The cancellation of conventions and business meetings has cost local resorts 111,800 guests and 236,700 room nights and untold amounts of casino betting; the $131.6 million figure represents non-gambling spending only.

And operators of the biggest resorts on the Strip fear fallout from the recession and all the ridicule being heaped on Las Vegas business travel will get worse before a recovery sets in.

A survey by the authority reports 60 percent of resort operators think 2009 convention and meeting attendance will fall further than it did last year when business travel was down 5 percent.

That could spell trouble for the estimated 46,000 people in Las Vegas who have jobs as a direct result of business meetings, conventions and trade shows.

"When we don't have meetings here, people are losing their jobs," said Chuck Bowling, executive vice president of Mandalay Bay hotel-casino, home to one of the biggest convention centers in Las Vegas.

"The victims are the men and women who are working in our industry and the people we have to lay off," Bowling said.

Goodman's beef with Obama's remark in early February that bailout-taking companies should not go to Las Vegas "on the taxpayer dime" has been thoroughly worked over in the local and national media.

Las Vegas boosters and the business travel industry blamed the president and his defenders for exacerbating recession-related travel declines by suggesting companies that hold events in appealing destinations could be in line for a public shaming.

Wells Fargo and Goldman Sachs both canceled Las Vegas meetings in the wake of the scoldings. Beyond those, it is difficult to say how many cancellations are from the perception of Las Vegas as a frivolous destination or simply because of a sudden lack of money.

Making matters worse, the hand-wringing over business travel comes when overall visitation to Las Vegas is down.
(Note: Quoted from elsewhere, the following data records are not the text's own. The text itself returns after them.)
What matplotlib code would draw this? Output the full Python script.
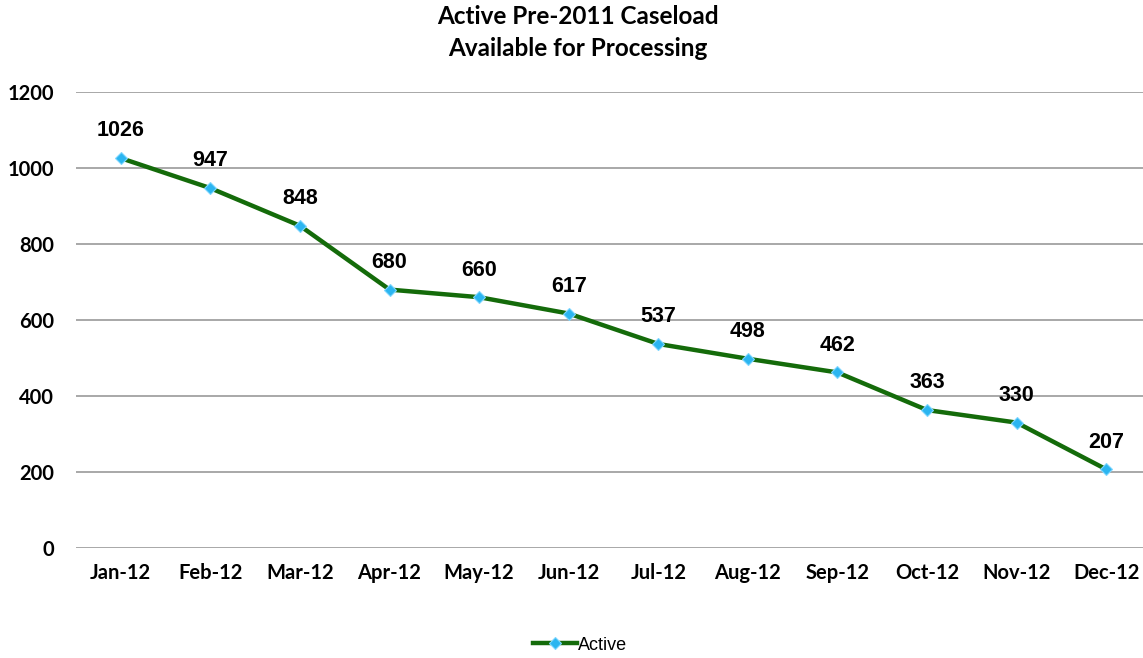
import numpy as np
import matplotlib.pyplot as plt
from matplotlib.lines import Line2D

months = ["Jan-12", "Feb-12", "Mar-12", "Apr-12", "May-12", "Jun-12",
          "Jul-12", "Aug-12", "Sep-12", "Oct-12", "Nov-12", "Dec-12"]
active = [1026, 947, 848, 680, 660, 617, 537, 498, 462, 363, 330, 207]
yticks = [0, 200, 400, 600, 800, 1000, 1200]

fig = plt.figure(figsize=(11.43, 6.58), dpi=100)
W, H = 1143, 658
ax = fig.add_axes([76 / W, 1 - 548 / H, 1075 / W, (548 - 92) / H])

x = np.arange(len(months))
ax.plot(x, active, color="#146b0a", lw=3.2, marker="D", ms=6.5,
        mfc="#2bb5f0", mec="#7fd6ff", mew=0.8, zorder=3)

for xi, v in zip(x, active):
    ax.annotate(str(v), (xi, v), xytext=(0, 12), textcoords="offset points",
                ha="center", va="bottom", fontsize=15.5, fontweight="bold",
                family="Liberation Sans", color="black")

ax.set_xlim(-0.5, len(months) - 0.5)
ax.set_ylim(0, 1200)
ax.set_yticks(yticks)
ax.set_xticks(x)
ax.set_xticklabels(months)
for s in ax.spines.values():
    s.set_visible(False)
ax.yaxis.grid(True, color="#999999", lw=1.2)
ax.set_axisbelow(True)
ax.tick_params(length=0, pad=11, labelsize=14.5)
ax.tick_params(axis="y", pad=16)
for lab in ax.get_xticklabels() + ax.get_yticklabels():
    lab.set_fontweight("bold")
    lab.set_family("Lato")

fig.text(578 / W, 1 - 17 / H, "Active Pre-2011 Caseload", ha="center", va="center",
         fontsize=17.5, fontweight="bold", family="Lato")
fig.text(578 / W, 1 - 49 / H, "Available for Processing", ha="center", va="center",
         fontsize=17.5, fontweight="bold", family="Lato")

handle = Line2D([], [], color="#146b0a", lw=3.2, marker="D", ms=6,
                mfc="#2bb5f0", mec="#7fd6ff", mew=0.8)
fig.legend([handle], ["Active"], loc="center", bbox_to_anchor=(580 / W, 1 - 645 / H),
           frameon=False, handlelength=2.4, handletextpad=0.05,
           prop={"family": "Liberation Sans", "size": 13})

fig.savefig("out.png", dpi=100)
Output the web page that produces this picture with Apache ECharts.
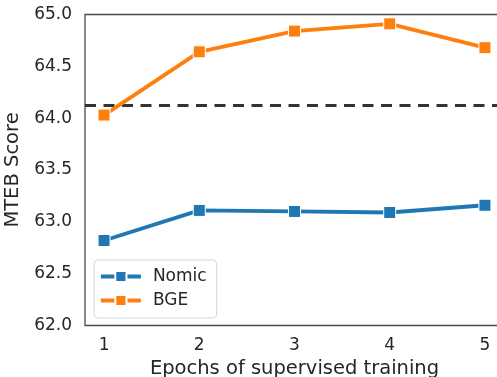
<!DOCTYPE html>
<html>
<head>
<meta charset="utf-8">
<script src="https://cdn.jsdelivr.net/npm/echarts@6/dist/echarts.min.js"></script>
<style>
  html, body { margin: 0; padding: 0; background: #fff; }
  #chart { width: 497px; height: 377px; }
</style>
</head>
<body>
<div id="chart"></div>
<script>
// Epochs of supervised training vs. MTEB score
const epochs = [1, 2, 3, 4, 5];
const nomicScores = [62.82, 63.11, 63.10, 63.09, 63.16];
const bgeScores = [64.03, 64.64, 64.84, 64.91, 64.68];
const baselineScore = 64.12;
const yTicks = [62.0, 62.5, 63.0, 63.5, 64.0, 64.5, 65.0];

const textColor = '#262626';
const font = 'DejaVu Sans';

const chart = echarts.init(document.getElementById('chart'), null, { renderer: 'canvas' });

function pairs(values) {
  return epochs.map((e, i) => [e, values[i]]);
}

const lineSeries = (name, color, values) => ({
  name: name,
  type: 'line',
  data: pairs(values),
  symbol: 'rect',
  symbolSize: 12,
  lineStyle: { color: color, width: 3.8 },
  itemStyle: { color: color, borderColor: '#fff', borderWidth: 1 },
  emphasis: { disabled: true },
  animation: false,
  z: 3
});

chart.setOption({
  animation: false,
  backgroundColor: '#fff',
  grid: {
    left: 85, top: 14.5, right: -7, bottom: 51.5,
    outerBoundsMode: 'none',
    containLabel: false,
    show: true, borderColor: '#4a4a4a', borderWidth: 1.3, backgroundColor: 'transparent'
  },
  xAxis: {
    type: 'value',
    min: 0.8, max: 5.2,
    name: 'Epochs of supervised training',
    nameLocation: 'middle',
    nameGap: 28,
    nameTextStyle: { fontFamily: font, fontSize: 19.5, color: textColor },
    axisLine: { show: false },
    axisTick: { show: false },
    splitLine: { show: false },
    axisLabel: {
      customValues: epochs,
      fontFamily: font, fontSize: 17, color: textColor, margin: 12,
      formatter: v => String(v)
    }
  },
  yAxis: {
    type: 'value',
    min: 62, max: 65, interval: 0.5,
    name: 'MTEB Score',
    nameLocation: 'middle',
    nameGap: 56,
    nameTextStyle: { fontFamily: font, fontSize: 19.5, color: textColor },
    axisLine: { show: false },
    axisTick: { show: false },
    splitLine: { show: false },
    axisLabel: {
      customValues: yTicks,
      fontFamily: font, fontSize: 17, color: textColor, margin: 13,
      formatter: v => v.toFixed(1)
    }
  },
  legend: {
    left: 94, top: 260,
    orient: 'vertical',
    data: ['Nomic', 'BGE'],
    itemWidth: 40, itemHeight: 14,
    itemGap: 7,
    padding: [8, 10, 9, 5],
    backgroundColor: 'rgba(255,255,255,0.8)',
    borderColor: '#d6d6d6', borderWidth: 1, borderRadius: 4,
    lineStyle: { width: 3.8 },
    textStyle: { fontFamily: font, fontSize: 17, lineHeight: 17, color: textColor, padding: [0, 0, 0, 7] }
  },
  series: [
    lineSeries('Nomic', '#1f77b4', nomicScores),
    Object.assign(lineSeries('BGE', '#ff7f0e', bgeScores), {
      markLine: {
        silent: true,
        symbol: 'none',
        label: { show: false },
        lineStyle: { color: '#333333', width: 3, type: [11, 7.5] },
        data: [{ yAxis: baselineScore }],
        z: 2
      }
    })
  ]
});
</script>
</body>
</html>
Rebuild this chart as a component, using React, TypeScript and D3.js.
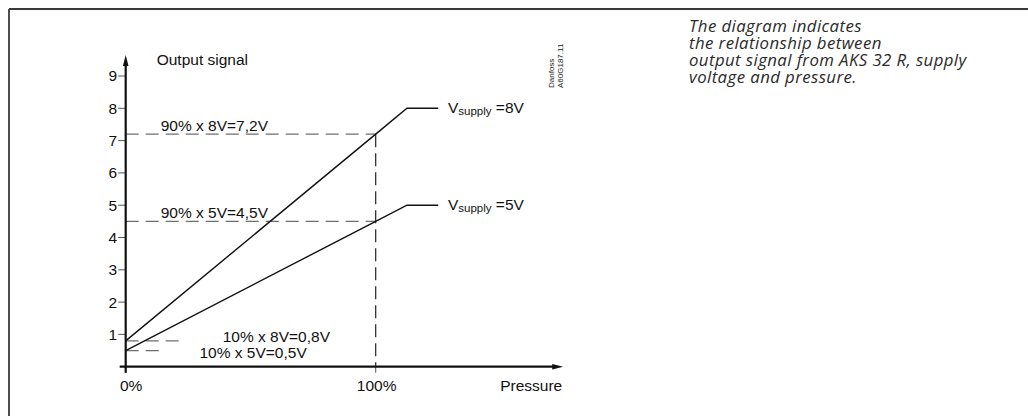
import React from 'react';
import * as d3 from 'd3';

// Values
const yTickValues = [1, 2, 3, 4, 5, 6, 7, 8, 9];
const xTickValues = [0, 100];
const xTickLabels = ['0%', '100%'];

const supplyVoltages = [8, 5];
const pressurePct = [0, 100, 112.5, 125];
const signal8V = [0.8, 7.2, 8, 8];
const signal5V = [0.5, 4.5, 5, 5];

// dashed guides: level, length in % of pressure
const guideLevels = [7.2, 4.5, 0.8, 0.5];
const guideEnds = [100, 100, 24, 15];
const guideLabels = ['90% x 8V=7,2V', '90% x 5V=4,5V', '10% x 8V=0,8V', '10% x 5V=0,5V'];
const guideLabelX = [14, 14, 38.8, 29.5];

const noteLines = [
  'The diagram indicates',
  'the relationship between',
  'output signal from AKS 32 R, supply',
  'voltage and pressure.',
];

const W = 1028;
const H = 416;
const FONT = '"Liberation Sans", Arial, sans-serif';

const App: React.FC = () => {
  const x = d3.scaleLinear().domain([0, 100]).range([125.7, 375.7]);
  const y = d3.scaleLinear().domain([0, 9]).range([366.7, 76]);

  const line = d3
    .line<[number, number]>()
    .x(d => x(d[0]))
    .y(d => y(d[1]));

  const series = [signal8V, signal5V].map(vals =>
    pressurePct.map((p, i) => [p, vals[i]] as [number, number])
  );

  const x0 = x(0);
  const y0 = y(0);
  const xEnd = x(175);
  const yTop = y(9.65);

  return (
    <svg
      width={W}
      height={H}
      style={{ position: 'absolute', left: 0, top: 0, background: '#fff' }}
      fontFamily={FONT}
    >
      {/* frame */}
      <line x1={9} y1={9} x2={W} y2={9} stroke="#3a3a3a" strokeWidth={1.8} />
      <line x1={9} y1={9} x2={9} y2={H} stroke="#3a3a3a" strokeWidth={1.8} />

      {/* dashed guides */}
      {guideLevels.map((lv, i) => (
        <line
          key={'g' + i}
          x1={x0}
          x2={x(guideEnds[i])}
          y1={y(lv)}
          y2={y(lv)}
          stroke="#6e6e6e"
          strokeWidth={1.3}
          strokeDasharray="13,7"
        />
      ))}
      <line
        x1={x(100)}
        x2={x(100)}
        y1={y(7.2)}
        y2={y0}
        stroke="#222"
        strokeWidth={1.2}
        strokeDasharray="13,6"
      />

      {/* signal lines */}
      {series.map((s, i) => (
        <path key={'s' + i} d={line(s) || ''} fill="none" stroke="#111" strokeWidth={1.4} />
      ))}

      {/* supply labels */}
      {supplyVoltages.map((v, i) => (
        <text key={'v' + i} x={x(128.9)} y={y(v) + 5} fontSize={15.5} fill="#111">
          V
          <tspan fontSize={11.5} dy={2}>supply</tspan>
          <tspan fontSize={15.5} dy={-2}>{' =' + v + 'V'}</tspan>
        </text>
      ))}

      {/* guide labels */}
      {guideLabels.map((t, i) => (
        <text
          key={'l' + i}
          x={x(guideLabelX[i])}
          y={i < 2 ? y(guideLevels[i]) - 3.5 : i === 2 ? 341.7 : 358}
          fontSize={15.5}
          fill="#111"
        >
          {t}
        </text>
      ))}

      {/* y ticks */}
      {yTickValues.map(v => (
        <g key={'yt' + v} transform={`translate(0,${y(v)})`}>
          <line x1={x0 - 7.5} x2={x0} stroke="#555" strokeWidth={1} />
          <text x={x0 - 8.5} dy="0.35em" textAnchor="end" fontSize={15.5} fill="#111">
            {v}
          </text>
        </g>
      ))}

      {/* x ticks */}
      {xTickValues.map((v, i) => (
        <g key={'xt' + v} transform={`translate(${x(v)},0)`}>
          <line y1={y0} y2={y0 + 6} stroke="#555" strokeWidth={1} />
          <text x={i === 0 ? 5.5 : 1} y={390.5} textAnchor="middle" fontSize={15.5} fill="#111">
            {xTickLabels[i]}
          </text>
        </g>
      ))}

      {/* axes with arrows */}
      <line x1={x0 - 6} x2={xEnd - 8} y1={y0} y2={y0} stroke="#111" strokeWidth={2.2} />
      <path d={`M${xEnd},${y0} L${xEnd - 11},${y0 - 2.8} L${xEnd - 11},${y0 + 2.8} Z`} fill="#111" />
      <line x1={x0} x2={x0} y1={y0 + 6} y2={yTop + 8} stroke="#111" strokeWidth={2.2} />
      <path d={`M${x0},${yTop} L${x0 - 2.8},${yTop + 11} L${x0 + 2.8},${yTop + 11} Z`} fill="#111" />

      {/* axis titles */}
      <text x={156.7} y={65} fontSize={15.5} fill="#111">
        Output signal
      </text>
      <text x={xEnd - 1} y={390.5} textAnchor="end" fontSize={15.5} fill="#111">
        Pressure
      </text>

      {/* drawing reference */}
      <g transform="translate(553.5,88) rotate(-90)" fontSize={8} fill="#222"
        fontFamily='"Liberation Sans Narrow", "Arial Narrow", sans-serif'>
        <text x={0} y={0}>Danfoss</text>
        <text x={0} y={9}>A60G187.11</text>
      </g>

      {/* note */}
      {noteLines.map((t, i) => (
        <text
          key={'n' + i}
          x={689}
          y={31.5 + i * 17}
          fontSize={16.8}
          fontStyle="italic"
          letterSpacing={0.42}
          fill="#2a2a2a"
          fontFamily='"Open Sans", Lato, sans-serif'
        >
          {t}
        </text>
      ))}
    </svg>
  );
};

export default App;
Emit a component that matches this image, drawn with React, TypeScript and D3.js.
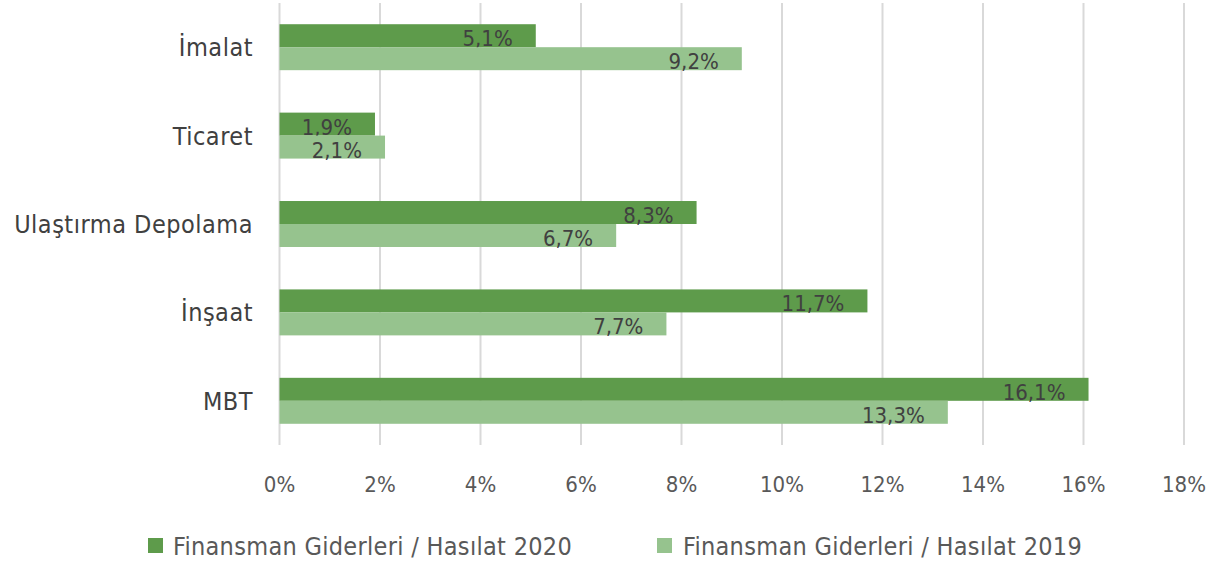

The authority reported Tuesday that fewer than 2.8 million people visited Las Vegas in January, an 11.9 percent decline from the same month in 2008. Convention visitation was 538,415, a 20.6 percent decline from the 677,978 convention attendees who came to town in January, 2008. The average daily room rate was down 19.9 percent to less than $105.

Combined with the tourism numbers, business travel figures presented Tuesday to the convention authority's board of directors were the most detailed quantification to date of how the economic and political climate has affected Las Vegas

The downturn has side-tracked the authority's drive to complete an $890 million renovation of the Las Vegas Convention Center. Board members voted unanimously to suspend the project until at least the middle of 2010.

Brenda Siddall, the authority's vice president of finance, said the suspension is necessary to help keep the agency in the black in light of declining room tax revenues, its primary source of income.

A year ago, the authority projected it would receive $243 million in room tax revenue this fiscal year, a projection that has been downsized to $190 million.

The decrease threatens to leave the authority with a $7 million shortfall in its ending fund balance, which isn't allowable under law, Siddall said.

Suspending the convention center renovation, with other measures, will help the authority maintain an adequate ending fund balance.

"It is the only solution which does not impact our mission of filling hotel rooms," Siddall said.

The vote occurred Tuesday, but the plan to suspend the project has been public since last week.

Michael Hughes, vice president of research and consulting for Tradeshow Week magazine, said the suspension is understandable. But he added that the authority should get the project back on track as soon as possible.

"If this renovation is not done eventually ... one day a major event might say the facility is not up to best practices," Hughes said. "You walk into the facility, and it feels like the early '90s. Today, these events are about the attendee experience."